§ **GIVEN REQUEST**:
Images are not part of the copy; write out the rest of the data exactly as given.

§ **DATA**:
━━━━━━━━━━━━━━━━
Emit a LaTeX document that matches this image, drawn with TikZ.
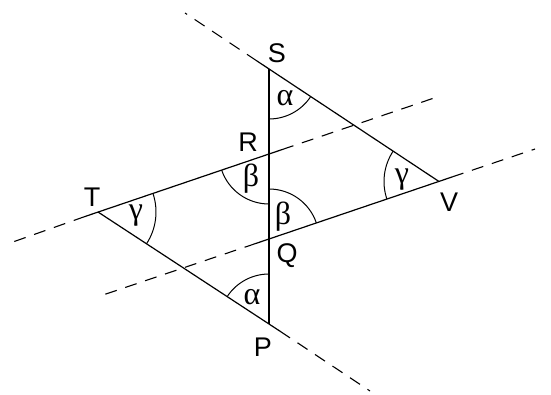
\documentclass[tikz,border=0pt]{standalone}
\usepackage{fontspec}
\setmainfont{Liberation Sans}
\newfontfamily\greekfont{Liberation Serif}
\usetikzlibrary{angles}

\tikzset{
  side/.style={line width=1.2pt},
  axis/.style={line width=1.6pt},
  ext/.style={line width=1.1pt, dash pattern=on 12pt off 9pt},
  arcmark/.style={draw, line width=1pt},
  ptlabel/.style={font=\fontsize{27}{31}\selectfont},
  anglabel/.style={font=\greekfont\fontsize{32}{36}\selectfont},
}

\begin{document}
\begin{tikzpicture}[x=1pt,y=1pt]
\useasboundingbox (0,0) rectangle (551,394);
% vertices
\coordinate (S) at (269,325);
\coordinate (P) at (269,70);
\coordinate (R) at (269,240);
\coordinate (Q) at (269,155);
\coordinate (T) at (98,182);
\coordinate (V) at (439,212.5);
% ends of the solid pieces
\coordinate (Sa) at (257,333);
\coordinate (Ta) at (85,177.5);
\coordinate (Ra) at (282,244.4);
\coordinate (Qa) at (256,150.6);
\coordinate (Va) at (452,217);
\coordinate (Pa) at (280,62.8);
% ends of the dashed pieces
\coordinate (Sd) at (185,381);
\coordinate (Td) at (10,151);
\coordinate (Rd) at (440,298);
\coordinate (Qd) at (97,97);
\coordinate (Vd) at (535,245);
\coordinate (Pd) at (370,3);

\draw[ext] (Sa) -- (Sd);
\draw[ext] (Ta) -- (Td);
\draw[ext] (Ra) -- (Rd);
\draw[ext] (Qa) -- (Qd);
\draw[ext] (Va) -- (Vd);
\draw[ext] (Pa) -- (Pd);

\draw[axis] (S) -- (P);
\draw[side] (Sa) -- (V);
\draw[side] (Ta) -- (Ra);
\draw[side] (Qa) -- (Va);
\draw[side] (T) -- (Pa);

\pic[arcmark, angle radius=50pt] {angle=P--S--V};
\pic[arcmark, angle radius=50pt] {angle=S--P--T};
\pic[arcmark, angle radius=58pt] {angle=P--T--R};
\pic[arcmark, angle radius=55pt] {angle=S--V--Q};
\pic[arcmark, angle radius=50pt] {angle=T--R--Q};
\pic[arcmark, angle radius=50pt] {angle=V--Q--R};

\node[ptlabel] (lS) at (277,341) {S};
\node[ptlabel] (lR) at (248,252) {R};
\node[ptlabel] (lT) at (92,197) {T};
\node[ptlabel] (lV) at (449,192) {V};
\node[ptlabel] (lQ) at (287,138) {Q};
\node[ptlabel] (lP) at (263,47) {P};

\node[anglabel] (aS) at (285,296) {α};
\node[anglabel] (aR) at (251,215) {β};
\node[anglabel] (aQ) at (283,177) {β};
\node[anglabel] (aT) at (136,178) {γ};
\node[anglabel] (aV) at (402,214) {γ};
\node[anglabel] (aP) at (252,97) {α};
\end{tikzpicture}
\end{document}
━━━━━━━━━━━━━━━━
§ **RESULT OF THE EXERCISE**:
Emit a LaTeX document that matches this image, drawn with TikZ.
\documentclass[tikz,border=0pt]{standalone}
\usepackage{fontspec}
\setmainfont{Liberation Sans}
\newfontfamily\greekfont{Liberation Serif}
\usetikzlibrary{angles}

\tikzset{
  side/.style={line width=1.2pt},
  axis/.style={line width=1.6pt},
  ext/.style={line width=1.1pt, dash pattern=on 12pt off 9pt},
  arcmark/.style={draw, line width=1pt},
  ptlabel/.style={font=\fontsize{27}{31}\selectfont},
  anglabel/.style={font=\greekfont\fontsize{32}{36}\selectfont},
}

\begin{document}
\begin{tikzpicture}[x=1pt,y=1pt]
\useasboundingbox (0,0) rectangle (551,394);
% vertices
\coordinate (S) at (269,325);
\coordinate (P) at (269,70);
\coordinate (R) at (269,240);
\coordinate (Q) at (269,155);
\coordinate (T) at (98,182);
\coordinate (V) at (439,212.5);
% ends of the solid pieces
\coordinate (Sa) at (257,333);
\coordinate (Ta) at (85,177.5);
\coordinate (Ra) at (282,244.4);
\coordinate (Qa) at (256,150.6);
\coordinate (Va) at (452,217);
\coordinate (Pa) at (280,62.8);
% ends of the dashed pieces
\coordinate (Sd) at (185,381);
\coordinate (Td) at (10,151);
\coordinate (Rd) at (440,298);
\coordinate (Qd) at (97,97);
\coordinate (Vd) at (535,245);
\coordinate (Pd) at (370,3);

\draw[ext] (Sa) -- (Sd);
\draw[ext] (Ta) -- (Td);
\draw[ext] (Ra) -- (Rd);
\draw[ext] (Qa) -- (Qd);
\draw[ext] (Va) -- (Vd);
\draw[ext] (Pa) -- (Pd);

\draw[axis] (S) -- (P);
\draw[side] (Sa) -- (V);
\draw[side] (Ta) -- (Ra);
\draw[side] (Qa) -- (Va);
\draw[side] (T) -- (Pa);

\pic[arcmark, angle radius=50pt] {angle=P--S--V};
\pic[arcmark, angle radius=50pt] {angle=S--P--T};
\pic[arcmark, angle radius=58pt] {angle=P--T--R};
\pic[arcmark, angle radius=55pt] {angle=S--V--Q};
\pic[arcmark, angle radius=50pt] {angle=T--R--Q};
\pic[arcmark, angle radius=50pt] {angle=V--Q--R};

\node[ptlabel] (lS) at (277,341) {S};
\node[ptlabel] (lR) at (248,252) {R};
\node[ptlabel] (lT) at (92,197) {T};
\node[ptlabel] (lV) at (449,192) {V};
\node[ptlabel] (lQ) at (287,138) {Q};
\node[ptlabel] (lP) at (263,47) {P};

\node[anglabel] (aS) at (285,296) {α};
\node[anglabel] (aR) at (251,215) {β};
\node[anglabel] (aQ) at (283,177) {β};
\node[anglabel] (aT) at (136,178) {γ};
\node[anglabel] (aV) at (402,214) {γ};
\node[anglabel] (aP) at (252,97) {α};
\end{tikzpicture}
\end{document}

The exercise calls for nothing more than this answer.